The ceremony seemed a model of the quintessential high school graduation, with student speeches of growth and excitement for the future, proud teachers and administrators, and so many guests that they ran out of programs. The graduates, sitting on the bleachers and listening to their classmates, did not seem to mind the summer sun in their eyes.
Images of birds were referenced throughout the ceremony, particularly by David Ilishah and Sam Meckler, two graduates who delivered their speech together. They personified the birds on the LAHS campus, eliciting some laughs from the crowds.
"The birds seems to be saying, 'Spread your wings,'" their speech began. The boys then talked about their journey at Los Altos High, explaining the "scary and lonely transition" into high school, and how they "broke out of their cocoons." It was a refreshingly familiar tale that the audience seemed to identify with
A large portion of the ceremony was devoted to recognizing the achievements of the class of 2010. The 22 students who earned a cumulative grade point average of 4.5 or higher were recognized by Principal Wynne Satterwhite. Students who earned at least a 4.0 for eight consecutive semesters were also honored.
"Los Altos is one of the toughest high schools academically, so this is a real achievement," Satterwhite said.
The Eagle Award, an LAHS honor for scholarship, citizenship and leadership, was presented to four students by Satterwhite. The winners were Sarah Loebner, Anjali Mehta, Eric Safai and Scott Stephens. Satterwhite said that these are four students who are community service-oriented and involved in almost every aspect of campus life.
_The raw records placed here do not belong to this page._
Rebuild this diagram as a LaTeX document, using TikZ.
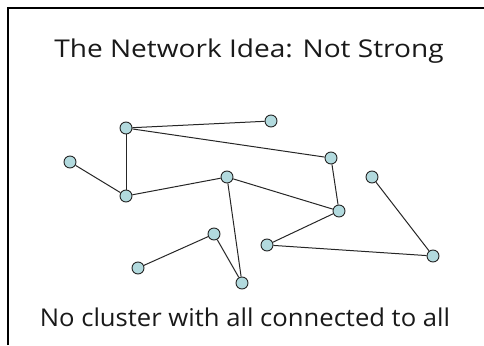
\documentclass[tikz,border=0pt]{standalone}
\usepackage{fontspec}
\setmainfont{Open Sans}
\definecolor{nodefill}{RGB}{178,218,222}
\begin{document}
\begin{tikzpicture}[x=1pt,y=-1pt,
  vert/.style={circle,draw=black!85,fill=nodefill,line width=0.9pt,inner sep=0pt,minimum size=12pt},
  link/.style={line width=1pt,black!85},
  txt/.style={font=\fontsize{24.5}{28}\selectfont,text=black!90,anchor=base,inner sep=0pt}]
\useasboundingbox (0,0) rectangle (484,345);
\draw[line width=2pt] (8,345) -- (8,8) -- (484,8);
\node[txt,xscale=1.145] (title) at (249,57) {The Network Idea: Not Strong};
\node[txt,xscale=1.046] (caption) at (245,326) {No cluster with all connected to all};
\node[vert] (A) at (126,128) {};
\node[vert] (B) at (271,121) {};
\node[vert] (C) at (331,158) {};
\node[vert] (D) at (70,162) {};
\node[vert] (E) at (126,196) {};
\node[vert] (F) at (227,177) {};
\node[vert] (G) at (339,211) {};
\node[vert] (H) at (372,177) {};
\node[vert] (I) at (214,234) {};
\node[vert] (J) at (267,245) {};
\node[vert] (K) at (433,256) {};
\node[vert] (L) at (138,268) {};
\node[vert] (M) at (242,283) {};
\draw[link] (A) -- (B);
\draw[link] (A) -- (C);
\draw[link] (A) -- (E);
\draw[link] (D) -- (E);
\draw[link] (E) -- (F);
\draw[link] (F) -- (G);
\draw[link] (C) -- (G);
\draw[link] (F) -- (M);
\draw[link] (I) -- (M);
\draw[link] (L) -- (I);
\draw[link] (G) -- (J);
\draw[link] (J) -- (K);
\draw[link] (H) -- (K);
\end{tikzpicture}
\end{document}
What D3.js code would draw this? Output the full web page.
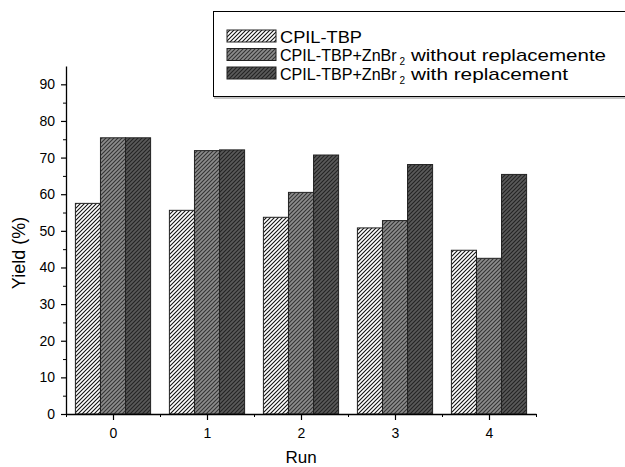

The ceremony also featured performances by the Main Street Singers, who sang "What a Wonderful World" and "Not to Say Goodbye." The LAHS band and orchestra performed "America the Beautiful" in addition to the processional music.
The 373 graduates received their diplomas to claps, cheers and chanting from their classmates. They seemed ready to take on whatever the future has in store for them.
"Are those the same birds that were here four years ago?" Ilishah and Meckler said, pointing off across the field as they concluded their speech. "They look different now. They look so...graduated."